March 20th marked the thirteenth anniversary of an action resulting in the equivalent of a Paris, Brussels, London July 7th, 2005, often multiple times daily in Iraq ever since. As for September 11th, 2001, there has frequently been that death toll and heartbreak every several weeks, also ongoing.
America and Britain have arguably engaged in and generated the legacy of one of the longest recorded attacks of terrorism since World War Two.
There are no minutes of silence or Eifel Tower bathed in the colours of the Iraqi flag – or indeed those of the other ongoing Western engineered catastrophes, Afghanistan, Libya, Syria, or for the US-UK complicity in the human carnage in Yemen, or for the forty three dead and two hundred and thirty nine injured in Beirut in November, reportedly by ISIS, the day before the Paris attack.
The Eifel Tower did not display the Russian colours after ISIS claimed the October 2015 crash of a Russian airliner after leaving from Egypt’s Sharm el-Sheikh airport, the result they stated of a bomb they placed, killing all two hundred and twenty four passengers.

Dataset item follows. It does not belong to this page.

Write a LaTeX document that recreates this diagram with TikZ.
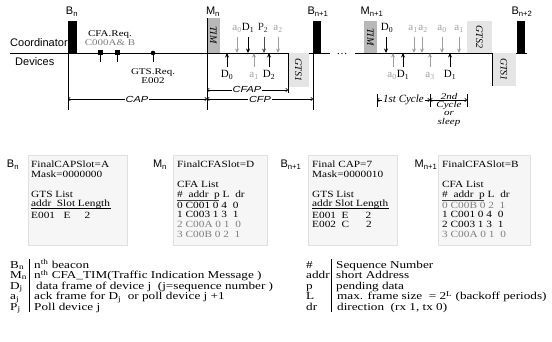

ISIS mass murders in Africa are mostly ignored.
Since ISIS was spawned by the Iraq “liberation” (“Operation Iraqi Liberation” – OIL) it is worth revisiting Tony Blair’s speech to Parliament on March 20th, 2003, the day of the invasion.
“On Tuesday night I gave the order for British forces to take part in military action in Iraq.
“Tonight British servicemen and women are engaged from air, land and sea.
“Their mission: to remove Saddam Hussein from power and disarm Iraq of its weapons of mass destruction”, said Blair.
Breathtaking. Little Britain’s “mission” was to remove from power the President of a country whose “sovereignty and territorial integrity” was guaranteed by the UN. As for “weapons of mass destruction”, probably millions of words have given the lie to their existence and to both the US and Britain’s near certainty that there were none after near ten years of exhaustive work by the UN weapons inspectors.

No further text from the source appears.